From the perspective of a multi-step method, Euler's method can be considered a method that finds the value of \(y(x+\Delta x)\) in the following one-step process: \[ k_1 = f(x, y(x)), \tag{15} \] \[ y(x+\Delta x) = y(x) + k_1 \times \Delta x . \tag{16} \] Equations (15) and (16) are equivalent to Euler's method [equation (4)] mentioned above.

The Runge-Kutta method can be viewed as an extension of Euler's method to a four-step process, and it finds the value of \(y(x+\Delta x)\) using the following algorithm: \[k_1 = f \left (x, y(x) \right ), \tag{17}\] \[k_2 = f\left (x+\frac{\Delta x}{2}, y(x)+ \frac{\Delta x}{2} k_1 \right ), \tag{18}\] \[k_3 = f\left (x+\frac{\Delta x}{2}, y(x)+ \frac{\Delta x}{2} k_2 \right ), \tag{19} \] \[k_4 = f\left (x+\Delta x, y(x)+k_3 \Delta x \right ), \tag{20}\] \[y(x+\Delta x) =y(x) + \Delta x \times \frac{k_1 + 2k_2 + 2k_3 + k_4}{6}. \tag{21} \] Using these equations (17-21) to solve differential equations with high accuracy is the (4th order) Runge-Kutta method.

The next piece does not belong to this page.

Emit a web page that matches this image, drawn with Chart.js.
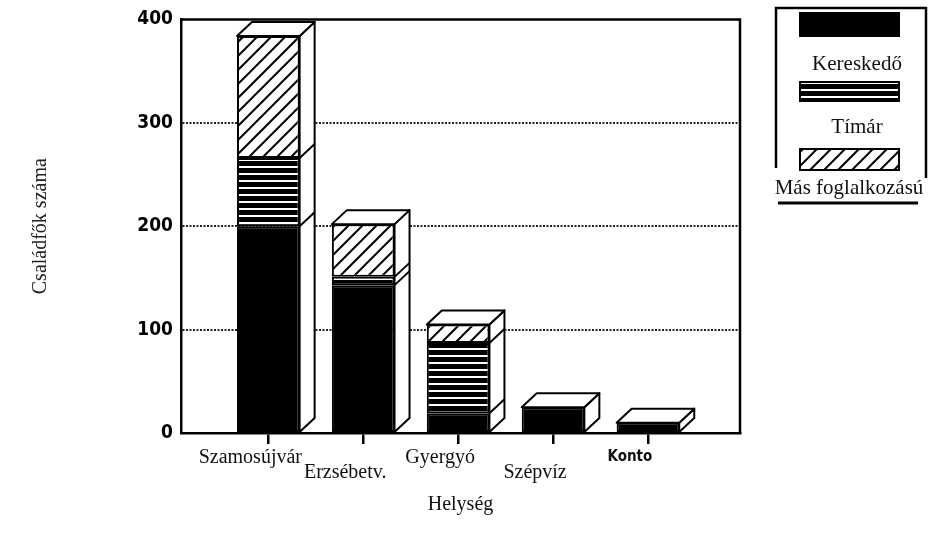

The following program example numerically solves differential equation (8) using the Runge-Kutta method.

(lesson3_3.f90)

program main
  implicit none
  integer :: n, i
  real(8) :: x, f, y, y_new, dx, xf
  real(8) :: y_exact
  real(8) :: k1,k2,k3,k4,y_tmp


  n = 8
  xf = 10d0
  dx = xf/n

  open(20,file="result_RungeKutta.out")

  x = 0d0
  y = 0.1d0
  y_exact = exp(x)/(9d0+exp(x))
  write(20,"(3e16.6e3)")x,y,y_exact


  do i = 0, n-1

     x = dx*i

     k1 = (1d0-y)*y

     y_tmp = y+0.5d0*dx*k1
     k2 = (1d0-y_tmp)*y_tmp

     y_tmp = y+0.5d0*dx*k2
     k3 = (1d0-y_tmp)*y_tmp

     y_tmp = y+dx*k3
     k4 = (1d0-y_tmp)*y_tmp

     y_new = y + (dx/6d0)*(k1+2d0*k2+2d0*k3+k4)

     x = dx*(i+1)
     y_exact = exp(x)/(9d0+exp(x))

     write(20,"(3e16.6e3)")x,y_new,y_exact

     y = y_new

  end do

  close(20)

end program main

Using the above program, we can numerically solve differential equation (8). The figure below shows a comparison of the numerical solution obtained by the Runge-Kutta method with those obtained by the Predictor-Corrector method, Euler's method, and the analytical solution. As can be seen from the figure, the Runge-Kutta method very accurately solves the differential equation.